Capitol Memories Linger On

Capitol Theatre, Cornwall, exterior, 1947
Theatre photographs
Reference Code: RG 56-11-0-46-1
Courtesy Archives of Ontario, I0011937

  (Visit The Archives Site)



Remembering
The Capitol Theatre

A display in memory of the Capitol Theatre now greets the public as they enter the front lobby of the Cornwall Public Library.


Local officials cut the ribbon marking the official opening of  the Capitol Theatre display to the public at the Cornwall Public Library. From left are: Former Heritage Cornwall (LACAC) Chairman, Denis Carter-Edwards; Former Cornwall Public Library board Vice-Chairman, and Heritage Cornwall  member, Bill LaSalle; Dena Rozon, Manager, Ontario Communications Services, Parks Canada; former Mayor Brian Sylvester and Bill Manson, former local Chief Librarian.

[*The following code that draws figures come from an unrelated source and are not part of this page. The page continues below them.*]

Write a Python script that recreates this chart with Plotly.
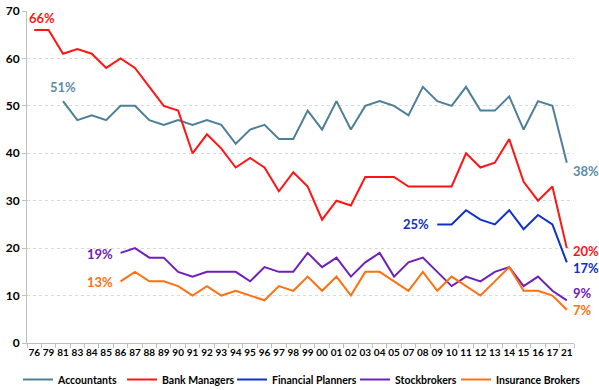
import plotly.graph_objects as go

years = ["76","79","81","83","84","85","86","87","88","89","90","91","92","93","94","95","96","97","98","99",
         "00","01","02","03","04","05","07","08","09","10","11","12","13","14","15","16","17","21"]

accountants = [None, None, 51, 47, 48, 47, 50, 50, 47, 46, 47, 46, 47, 46, 42, 45, 46, 43, 43, 49,
               45, 51, 45, 50, 51, 50, 48, 54, 51, 50, 54, 49, 49, 52, 45, 51, 50, 38]
bank_managers = [66, 66, 61, 62, 61, 58, 60, 58, 54, 50, 49, 40, 44, 41, 37, 39, 37, 32, 36, 33,
                 26, 30, 29, 35, 35, 35, 33, 33, 33, 33, 40, 37, 38, 43, 34, 30, 33, 20]
financial_planners = [None]*28 + [25, 25, 28, 26, 25, 28, 24, 27, 25, 17]
stockbrokers = [None]*6 + [19, 20, 18, 18, 15, 14, 15, 15, 15, 13, 16, 15, 15, 19,
                           16, 18, 14, 17, 19, 14, 17, 18, 15, 12, 14, 13, 15, 16, 12, 14, 11, 9]
insurance_brokers = [None]*6 + [13, 15, 13, 13, 12, 10, 12, 10, 11, 10, 9, 12, 11, 14,
                                11, 14, 10, 15, 15, 13, 11, 15, 11, 14, 12, 10, 13, 16, 11, 11, 10, 7]

names = ["Accountants", "Bank Managers", "Financial Planners", "Stockbrokers", "Insurance Brokers"]
colors = ["#4D7F98", "#FF1414", "#1030C8", "#7020B8", "#FF7010"]
label_colors = ["#5A8CA8", "#FF1414", "#1030C8", "#7020B8", "#FF7010"]
series = [accountants, bank_managers, financial_planners, stockbrokers, insurance_brokers]

# figure geometry in pixels
W, H = 599, 390
LEGEND_TOP = 365
ML, MR, MT, MB = 27, 25, 11, 47

legend_ids = ["legend", "legend2", "legend3", "legend4", "legend5"]
legend_left_px = [18, 122, 232, 355, 456]

fig = go.Figure()
for n, c, s, lid in zip(names, colors, series, legend_ids):
    fig.add_trace(go.Scatter(x=years, y=s, name=n, mode="lines", legend=lid,
                             line=dict(color=c, width=2), connectgaps=False))

def first_idx(s):
    return next(i for i, v in enumerate(s) if v is not None)

font_lbl = dict(family="Lato, Open Sans, sans-serif", size=13)
# start labels (x given as category index)
starts = [
    (0, dict(xanchor="center", yanchor="bottom", xshift=0, yshift=4)),
    (1, dict(xanchor="center", yanchor="bottom", xshift=8, yshift=2)),
    (2, dict(xanchor="right", yanchor="middle", xshift=-6, yshift=0)),
    (3, dict(xanchor="right", yanchor="middle", xshift=-6, yshift=-1)),
    (4, dict(xanchor="right", yanchor="middle", xshift=-6, yshift=-1)),
]
for k, opts in starts:
    s = series[k]
    i = first_idx(s)
    fig.add_annotation(x=i, y=s[i], text=f"<b>{s[i]}%</b>", showarrow=False,
                       font=dict(color=label_colors[k], **font_lbl), **opts)
# end labels
last = len(years) - 1
end_shifts = [-8, -3, -6, 7, 0]
for k in range(5):
    s = series[k]
    fig.add_annotation(x=last, y=s[-1], text=f"<b>{s[-1]}%</b>", showarrow=False,
                       xanchor="left", yanchor="middle", xshift=4, yshift=end_shifts[k],
                       font=dict(color=label_colors[k], **font_lbl))

legend_common = dict(orientation="h", xref="container", yref="container",
                     xanchor="left", yanchor="top", y=1 - LEGEND_TOP / H,
                     font=dict(size=10.5, family="Lato, sans-serif", weight="bold"),
                     itemwidth=30, tracegroupgap=0, bgcolor="rgba(0,0,0,0)")
legends = {lid: dict(x=px / W, **legend_common)
           for lid, px in zip(legend_ids, legend_left_px)}

fig.update_layout(
    width=W, height=H,
    margin=dict(l=ML, r=MR, t=MT, b=MB),
    plot_bgcolor="white", paper_bgcolor="white",
    font=dict(family="Lato, Open Sans, sans-serif", color="#000000"),
    showlegend=True,
    **legends,
    xaxis=dict(type="category", range=[-0.5, len(years) - 0.5], showgrid=False,
               showline=True, linecolor="#BFBFBF", linewidth=1, automargin=False,
               ticks="outside", ticklen=4, tickcolor="#BFBFBF", tickson="boundaries",
               tickfont=dict(size=10, weight="bold"), tickangle=0),
    yaxis=dict(range=[0, 70], dtick=10, showgrid=True, gridcolor="#D9D9D9", griddash="dot",
               gridwidth=1, showline=True, linecolor="#BFBFBF", linewidth=1, automargin=False,
               ticks="outside", ticklen=4, tickcolor="#BFBFBF",
               tickfont=dict(size=12, weight="bold"), zeroline=False),
)

fig.write_html("out.html", config={"displayModeBar": False},
               post_script="document.body.style.margin='0px';")
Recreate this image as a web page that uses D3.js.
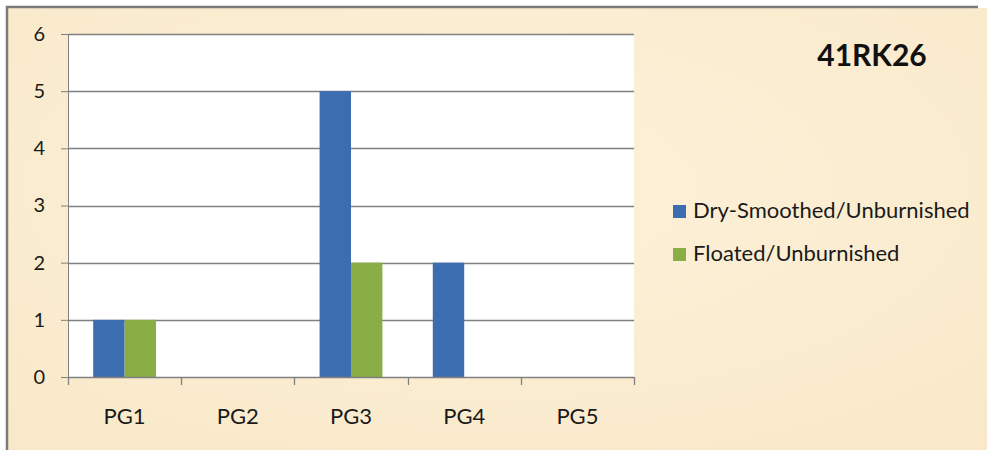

Four former members of Heritage Cornwall (LACAC) pose in front of the Capitol Theatre display at the Cornwall Public Library. From Left are: Former chairman, Dennis Carter Edwards; former Vice-Chairman and Secretary, Marjorie Thorpe; Media Consultant and Webmaster Bill LaSalle and Achim Jankowski, former Treasurer.


Death Of The Capitol Tragic Blow 



Demolition Photos By Ida Hurtubise



One of the great tragedies in the 90s was the destruction of the Capitol Theatre. After a long and faithful struggle to protect the historic site, it was demolished. 

The first Save The Capitol committee spent years keeping the theatre alive. The first attempt offered classic movie hits from the past and live theatre. Later a changed committee turned to first-run new movies. But as it was later learned distributors offered the best of the new releases to theatre chains that have more than one building. The one-theatre people get what's left. That's one of the reasons you now see so many multi-theatre buildings replacing the historic buildings of the past.

Thousands of other people and groups across the country offered financial support. With the provincial government clinging to earlier statements they had no plans to use the Capitol property it remained a bump in the earth as memories of lost heritage plucked at our heart strings. 

A letter written a while back by Cornwall's Gary Villeneuve said it best. 
So here are some excerpts from his writings.

"Before the Capitol, seven other city buildings had been used to exhibit movies. Two were genuine theatres, four were makeshift installations in commercial buildings and one was a public meeting/reception hall. There was no looking back when the 1360-seat Capitol opened in January of 1928."

 Gary said the Capitol was one of about 100 large motion picture palaces built in Canada between 1915 and 1930. Considered a phenomenon in the history of architecture, the palaces were spurred by a burgeoning Hollywood industry and although movies were their main raison d'etre, most were equipped with large stages since vaudeville acts regularly accompanied movie presentations. The palaces worked wonders on attendance figures and gave movies the respectability which Hollywood had sought since its early days.

"Movie theatres of the 1920s were among the most ornate buildings ever conceived. Generally, Canadian palaces were decorated on variations of the Adam style, and such was the case for the Capitol's inner and outer lobbies. However, 15 of the original 100 palaces stood apart by sporting unusual atmospheric auditoriums, so called because of their exotic decorative themes and sky ceilings on which stars and drifting clouds were projected."

Gary went on to note that above the audience, clouds, stars and other celestial effects hovered against a dark blue, elliptical ceiling. The idea was to show movies amidst the splendour of far away places which most patrons could only dream about. "In the largest palaces, the architecture was mind-boggling and the surreal beauty of the auditoriums left early movie-goers awestruck. Some theatres easily outdazzled everything being shown on their screens."

Gary's letter said although the Capitol looked terrible in the final days, specialists from the Ontario Heritage Foundation found the damage to be mostly cosmetic and very repairable.

"Because the Capitol had been declared a national heritage building, federal and provincial governments would have provided nearly 75 percent of the nearly five million dollars required to restore it." Gary notes that the costs incurred by the Cornwall Aces franchise would have more than paid for the city's share of restoring and upgrading the Capitol with enough left over to maintain and operate it for a generation.

His letter noted that written concern was offered by several major heritage and architectural agencies and major magazines and newspapers featured the Capitol within their pages because of their concern and interest in the building before and after its demolition.

Let's hope that mistakes from our past will help us to be better prepared for future decisions.